Türk hâkim sınıflarının işbaşındaki kliği, İhvan’la bölgeyi domine etme gibi bir sürece girerken İhvan’ın temsiliyetinden bağımsız olarak İran’ı bir model olarak almış olmalıdır. Yakın ve Orta Doğu coğrafyasında Şiilik dışında politik İslamcı olarak fundamentalistler ve Müslüman Kardeşler mevcuttur. İşbaşındaki yönetimler alttaki bu politik İslamcı hareketten korkuyor, bunları bir tehdit olarak algılıyorlar. TC elinde tuttuğu Müslüman Kardeşler gücüyle bu oluşumun sürekliliğini sağlamanın yanı sıra İdlib’de olduğu gibi HTŞ (Heyet Tahrir El Şam) ve benzer güçlere de nüfuz etmekte, üzerlerinde etkili olmaktadır. TC tıpkı İran gibi bölge özgülünde askeri ve siyasi güçler oluşturmakta, bunlar arasında koordinasyon kurup bu güçleri belli hedeflere yöneltmektedir. ÖSO ve Libya, TC’nin uyguladığı politikayı anlamak açısından iki ayrı örnektir.
“Arap İsyanları” dalgası Suriye’ye vurduğunda TC, ABD emperyalizmiyle birlikte BAAS rejiminin devrilmesi ve Suriye İhvanı’nın işbaşına gelmesi için çaba harcadı. Rejim devrilmedi. TC, Suriye’nin geleceği hakkında söz söyler konumda olmak için “Suriye muhalefeti”ne yatırım yaptı, ÖSO’yu örgütledi, eğitti. ABD emperyalizmi ÖSO projesinden vazgeçti, ÖSO imkânı ya da gücü esasta TC’nin elinde kaldı. TC eldeki ÖSO gücüyle Suriye’de bir güç oldu, Cerablus, Azez, Bab ve Efrin, son olarak Gire Spi ve Serekaniye ÖSO kullanılarak işgal edildi. ÖSO S. Kürdistanı topraklarını işgal etme dışında da farklı amaçlar için de işlevlidir.

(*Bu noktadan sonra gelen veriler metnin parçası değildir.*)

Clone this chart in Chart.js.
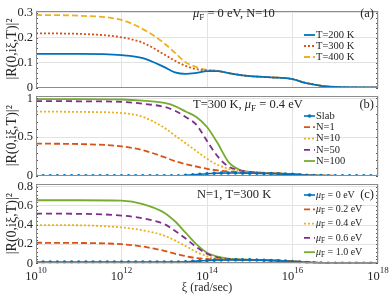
<!DOCTYPE html>
<html>
<head>
<meta charset="utf-8">
<script src="https://cdn.jsdelivr.net/npm/chart.js@4.4.1/dist/chart.umd.min.js"></script>
<style>
  body { margin: 0; background: #fff; }
  #wrap { position: relative; width: 390px; height: 295px; }
  #wrap canvas { position: absolute; left: 0; top: 0; }
</style>
</head>
<body>
<div id="wrap">
  <canvas id="pa" width="390" height="295"></canvas>
  <canvas id="pb" width="390" height="295"></canvas>
  <canvas id="pc" width="390" height="295"></canvas>
</div>
<script>
// log10 of xi (rad/sec) for the smooth curves
const curveExp = [10, 11, 12, 12.5, 13, 13.25, 13.5, 13.75, 14, 14.25, 14.5, 14.75, 15, 15.5, 16, 16.25, 16.5, 16.75, 17, 18]
// log10 of xi for the marked (slab / muF=0) curves
const markExp = [10, 10.167, 10.333, 10.5, 10.667, 10.833, 11, 11.167, 11.333, 11.5, 11.667, 11.833,
  12, 12.167, 12.333, 12.5, 12.667, 12.833, 13, 13.167, 13.333, 13.5, 13.667, 13.833,
  14, 14.167, 14.333, 14.5, 14.667, 14.833, 15, 15.167, 15.333, 15.5, 15.667, 15.833,
  16, 16.167, 16.333, 16.5, 16.667, 16.833, 17, 17.167, 17.333, 17.5, 17.667, 17.833, 18]

const xTickExp = [10, 12, 14, 16, 18]
const yTicksA = [0, 0.1, 0.2, 0.3]
const yTicksB = [0, 0.5, 1]
const yTicksC = [0, 0.2, 0.4, 0.6, 0.8]

// (a) muF = 0 eV, N = 10
const t200 = [0.135, 0.135, 0.13, 0.118, 0.082, 0.061, 0.055, 0.059, 0.066, 0.066, 0.058, 0.051, 0.046, 0.041, 0.034, 0.021, 0.012, 0.005, 0.002, 0]
const t300 = [0.218, 0.216, 0.202, 0.18, 0.133, 0.108, 0.087, 0.074, 0.069, 0.067, 0.058, 0.051, 0.046, 0.041, 0.034, 0.021, 0.012, 0.005, 0.002, 0]
const t400 = [0.292, 0.289, 0.272, 0.235, 0.178, 0.14, 0.102, 0.082, 0.071, 0.067, 0.058, 0.051, 0.046, 0.041, 0.034, 0.021, 0.012, 0.005, 0.002, 0]

// (b) T = 300 K, muF = 0.4 eV
const slab = [0, 0, 0, 0, 0, 0, 0, 0, 0, 0, 0, 0,
  0, 0, 0, 0, 0, 0, 0, 0, 0, 0.005, 0.012, 0.02,
  0.027, 0.032, 0.035, 0.036, 0.036, 0.035, 0.034, 0.032, 0.03, 0.028, 0.025, 0.022,
  0.018, 0.013, 0.008, 0.004, 0.002, 0, 0, 0, 0, 0, 0, 0, 0]
const n1 = [0.415, 0.41, 0.38, 0.33, 0.24, 0.19, 0.15, 0.12, 0.09, 0.07, 0.055, 0.045, 0.04, 0.032, 0.02, 0.013, 0.006, 0.002, 0, 0]
const n10 = [0.83, 0.825, 0.81, 0.76, 0.62, 0.52, 0.42, 0.32, 0.22, 0.14, 0.09, 0.06, 0.045, 0.033, 0.02, 0.013, 0.006, 0.002, 0, 0]
const n50 = [0.965, 0.962, 0.955, 0.93, 0.89, 0.84, 0.76, 0.66, 0.45, 0.25, 0.12, 0.07, 0.05, 0.034, 0.02, 0.013, 0.006, 0.002, 0, 0]
const n100 = [0.99, 0.99, 0.985, 0.97, 0.94, 0.9, 0.83, 0.76, 0.63, 0.42, 0.18, 0.08, 0.05, 0.035, 0.02, 0.013, 0.006, 0.002, 0, 0]

// (c) N = 1, T = 300 K
const mu00 = [0.012, 0.012, 0.012, 0.012, 0.012, 0.012, 0.012, 0.012, 0.012, 0.012, 0.012, 0.012,
  0.012, 0.012, 0.012, 0.012, 0.012, 0.012, 0.012, 0.012, 0.013, 0.015, 0.02, 0.025,
  0.03, 0.033, 0.035, 0.036, 0.036, 0.036, 0.036, 0.034, 0.032, 0.03, 0.027, 0.023,
  0.019, 0.014, 0.009, 0.005, 0.002, 0, 0, 0, 0, 0, 0, 0, 0]
const mu02 = [0.215, 0.213, 0.2, 0.175, 0.13, 0.1, 0.075, 0.055, 0.045, 0.04, 0.037, 0.036, 0.035, 0.031, 0.02, 0.014, 0.007, 0.002, 0, 0]
const mu04 = [0.4, 0.398, 0.375, 0.345, 0.29, 0.24, 0.18, 0.12, 0.075, 0.05, 0.04, 0.037, 0.035, 0.031, 0.02, 0.014, 0.007, 0.002, 0, 0]
const mu06 = [0.52, 0.518, 0.5, 0.47, 0.41, 0.34, 0.26, 0.17, 0.1, 0.06, 0.045, 0.039, 0.036, 0.031, 0.02, 0.014, 0.007, 0.002, 0, 0]
const mu10 = [0.66, 0.66, 0.655, 0.62, 0.53, 0.44, 0.32, 0.2, 0.11, 0.07, 0.05, 0.042, 0.037, 0.031, 0.02, 0.014, 0.007, 0.002, 0, 0]

const BLUE = '#0072BD', RED = '#D95319', YEL = '#EDB120', PUR = '#7E2F8E', GRN = '#77AC30'
const TXT = '#262626'
const FONT = '"Liberation Serif", "Times New Roman", serif'
const gridColor = '#e3e3e3'

Chart.defaults.font.family = FONT
Chart.defaults.color = TXT

let pts = (exps, vals) => exps.map((e, i) => ({x: Math.pow(10, e), y: vals[i]}))

function line(label, exps, vals, color, dash, marked) {
  return {
    label: label, data: pts(exps, vals),
    borderColor: color, backgroundColor: color,
    borderWidth: marked ? 1.6 : 1.8, borderDash: dash,
    pointRadius: marked ? 1.8 : 0, pointBorderWidth: 0,
    cubicInterpolationMode: 'monotone'
  }
}

// rich text: parts = [[text, style]] with style '' | 'i' (italic) | 's' (subscript) | 'p' (superscript)
function drawRich(ctx, x, y, parts, size, align) {
  let w = 0
  let small = st => st == 's' || st == 'p'
  let fontOf = st => (st == 'i' ? 'italic ' : '') + (small(st) ? size * 0.72 : size) + 'px ' + FONT
  parts.forEach(p => { ctx.font = fontOf(p[1]); w += ctx.measureText(p[0]).width })
  if (align == 'right') x -= w
  if (align == 'center') x -= w / 2
  ctx.textBaseline = 'middle'
  ctx.textAlign = 'left'
  parts.forEach(p => {
    ctx.font = fontOf(p[1])
    let dy = p[1] == 's' ? size * 0.3 : p[1] == 'p' ? -size * 0.45 : 0
    ctx.fillText(p[0], x, y + dy)
    x += ctx.measureText(p[0]).width
  })
}

const decor = {
  id: 'decor',
  afterDraw(chart, args, o) {
    const {ctx, chartArea: a} = chart
    const ys = chart.scales.y, xs = chart.scales.x
    ctx.save()
    // minor ticks on both vertical edges
    ctx.strokeStyle = '#555'
    ctx.lineWidth = 1
    for (let v = 0; v <= ys.max + 1e-9; v += o.minor) {
      const py = Math.round(ys.getPixelForValue(v)) + 0.5
      ctx.beginPath()
      ctx.moveTo(a.left, py); ctx.lineTo(a.left + 2, py)
      ctx.moveTo(a.right, py); ctx.lineTo(a.right - 2, py)
      ctx.stroke()
    }
    // frame
    ctx.strokeStyle = '#8c8c8c'
    ctx.strokeRect(Math.round(a.left) + 0.5, Math.round(a.top) + 0.5, Math.round(a.width) - 1, Math.round(a.height) - 1)
    ctx.fillStyle = TXT
    // power-of-ten tick labels along the x axis
    if (o.showX) {
      xs.ticks.forEach(t => {
        const e = Math.round(Math.log10(t.value))
        drawRich(ctx, xs.getPixelForValue(t.value), a.bottom + 13, [['10', ''], [String(e), 'p']], 12.5, 'center')
      })
    }
    // annotation and panel tag
    drawRich(ctx, o.noteX, o.noteY, o.note, 12.5)
    drawRich(ctx, 374, o.noteY, [[o.tag, '']], 12.5, 'right')
    // legend
    chart.data.datasets.forEach((ds, i) => {
      const y = o.rows[i]
      ctx.strokeStyle = ds.borderColor
      ctx.lineWidth = ds.borderWidth
      ctx.setLineDash(ds.borderDash || [])
      ctx.beginPath(); ctx.moveTo(304, y); ctx.lineTo(315, y); ctx.stroke()
      ctx.setLineDash([])
      if (ds.pointRadius > 0) {
        ctx.fillStyle = ds.borderColor
        ctx.beginPath(); ctx.arc(309.5, y, 1.8, 0, Math.PI * 2); ctx.fill()
      }
      ctx.fillStyle = TXT
      drawRich(ctx, 316, y, o.legend[i], o.legendSize)
    })
    ctx.restore()
  }
}

function panel(id, sets, yMax, yTicks, o) {
  return new Chart(document.getElementById(id), {
    type: 'line',
    data: { datasets: sets },
    options: {
      responsive: false, animation: false, devicePixelRatio: 1,
      layout: { padding: { top: o.top, bottom: o.bottom, left: 0, right: 12 } },
      plugins: { legend: {display: false}, tooltip: {enabled: false}, decor: o },
      scales: {
        x: {
          type: 'logarithmic', min: 1e10, max: 1e18,
          afterBuildTicks: s => { s.ticks = xTickExp.map(e => ({value: Math.pow(10, e)})) },
          afterFit: s => { s.height = o.xHeight },
          grid: { color: gridColor, drawTicks: false },
          border: { display: false },
          ticks: { display: false },
          title: { display: o.showX, text: 'ξ (rad/sec)', padding: 0, font: {size: 12} }
        },
        y: {
          min: 0, max: yMax,
          afterBuildTicks: s => { s.ticks = yTicks.map(v => ({value: v})) },
          afterFit: s => { s.width = 36 },
          grid: { color: gridColor, drawTicks: false },
          border: { display: false },
          ticks: { padding: 3, font: {size: 12.5}, callback: v => String(v) },
          title: { display: true, text: '|R(0,iξ,T)|²', padding: {top: 4, bottom: 0}, font: {size: 14} }
        }
      }
    },
    plugins: [decor]
  })
}

panel('pa', [
  line('T=200 K', curveExp, t200, BLUE, [], false),
  line('T=300 K', curveExp, t300, RED, [2, 2], false),
  line('T=400 K', curveExp, t400, YEL, [6, 3], false)
], 0.31, yTicksA, {
  top: 5, bottom: 207.5, xHeight: 0, showX: false, minor: 0.02,
  note: [['μ', 'i'], ['F', 's'], [' = 0 eV, N=10', '']], noteX: 193, noteY: 14, tag: '(a)',
  legend: [[['T=200 K', '']], [['T=300 K', '']], [['T=400 K', '']]],
  legendSize: 10.5, rows: [35, 46, 57]
})

panel('pb', [
  line('Slab', markExp, slab, BLUE, [], true),
  line('N=1', curveExp, n1, RED, [6, 3], false),
  line('N=10', curveExp, n10, YEL, [2, 2], false),
  line('N=50', curveExp, n50, PUR, [6, 4], false),
  line('N=100', curveExp, n100, GRN, [], false)
], 1.034, yTicksB, {
  top: 95.7, bottom: 119.2, xHeight: 0, showX: false, minor: 0.1,
  note: [['T=300 K, ', ''], ['μ', 'i'], ['F', 's'], [' = 0.4 eV', '']], noteX: 193, noteY: 105, tag: '(b)',
  legend: [[['Slab', '']], [['N=1', '']], [['N=10', '']], [['N=50', '']], [['N=100', '']]],
  legendSize: 10.5, rows: [116, 127.2, 138.6, 149.8, 161]
})

panel('pc', [
  line('μF = 0 eV', markExp, mu00, BLUE, [], true),
  line('μF = 0.2 eV', curveExp, mu02, RED, [6, 3], false),
  line('μF = 0.4 eV', curveExp, mu04, YEL, [2, 2], false),
  line('μF = 0.6 eV', curveExp, mu06, PUR, [6, 4], false),
  line('μF = 1.0 eV', curveExp, mu10, GRN, [], false)
], 0.83, yTicksC, {
  top: 184, bottom: 0, xHeight: 31.7, showX: true, minor: 0.04,
  note: [['N=1, T=300 K', '']], noteX: 197, noteY: 195, tag: '(c)',
  legend: ['0', '0.2', '0.4', '0.6', '1.0'].map(s => [['μ', 'i'], ['F', 's'], [' = ' + s + ' eV', '']]),
  legendSize: 10, rows: [195, 209.3, 223.6, 237.9, 252.2]
})
</script>
</body>
</html>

Libya’daki iki yönetimden biri Sarraj’ın başında olduğu Trablus hükümetidir. Sarraj, İhvancı Adalet ve İnşa Partisi’nin başkanıdır. TC başından beri Sarraj’la ilişkili olup Sarraj’a destek vermektedir. Fakat özellikle dengeler güçlü biçimde Hafter güçlerinin lehine değişmeye başladığı 2017 sonrası bu destek daha da artmıştır. Türk kontgerillasının parçası olan SADAT, Sarraj güçlerini eğitiyor ve fiilen savaşın içerisinde yer alıyor. Ayrıca SADAT’la aynı dönemde ÖSO içerisinden belli sayıda insan da Libya’ya gönderiliyor. TC ile Sarraj arasında gerçekleşen mutabakat ve TC’nin Libya’ya asker gönderme tezkeresi sonrası binlerce ÖSO’cu Libya’ya aktarılmış durumda. Libya ve Suriye özellikle Libya operasyonunun başındaki isim ise Korgeneral iken kadrosuzluk nedeniyle emekli edilmiş olan SADAT başkanı Adnan Tanrıverdi’dir. Bu kişi aynı zamanda R. T. Erdoğan’ın başdanışmanıdır. Görüldüğü kadarıyla TC’nin Kasım Süleymani figürü SADAT kurucusu A. Tanrıverdi’dir. ‘İslam Birliği kurulacak, Mehdi gelecek, sahayı düzeltmeliyiz’ demişti ve evet, sahayı düzeltmekle uğraşıyor.
Türk hâkim sınıflarının sözcüleri gerçekleşen işgal ve asker göndermeyle ilgili tezkereyi ‘Türkiye’nin bekası ya da Türkiye’nin savunması Libya’dan başlar’ gibi sözlerle açıklasalar da devreye koyulan yayılmacılık politikasıdır. Türkiye’nin ekonomik ve sosyal gerçekliği yayılmacı emellerin gerçekleşmesine imkân vermiyor, ineğe öykünüp şişen kurbağa örneği yaşanıyor. Girdiği yayılmacılık yolu, krizden çıkış yolu değil daha bir batma yoludur. Halkımızın yoksulluğunu derinleştirse de baskı ve katliamları büyütse de faşizm bu yolda kanlı ayak izleri bıraksa da kurtuluşunu değil yıkılışını adımlıyor. Bize de daha yüksek bir bilinç, daha güçlü bir örgüt ve daha büyük savaş için seferber olmak düşüyor.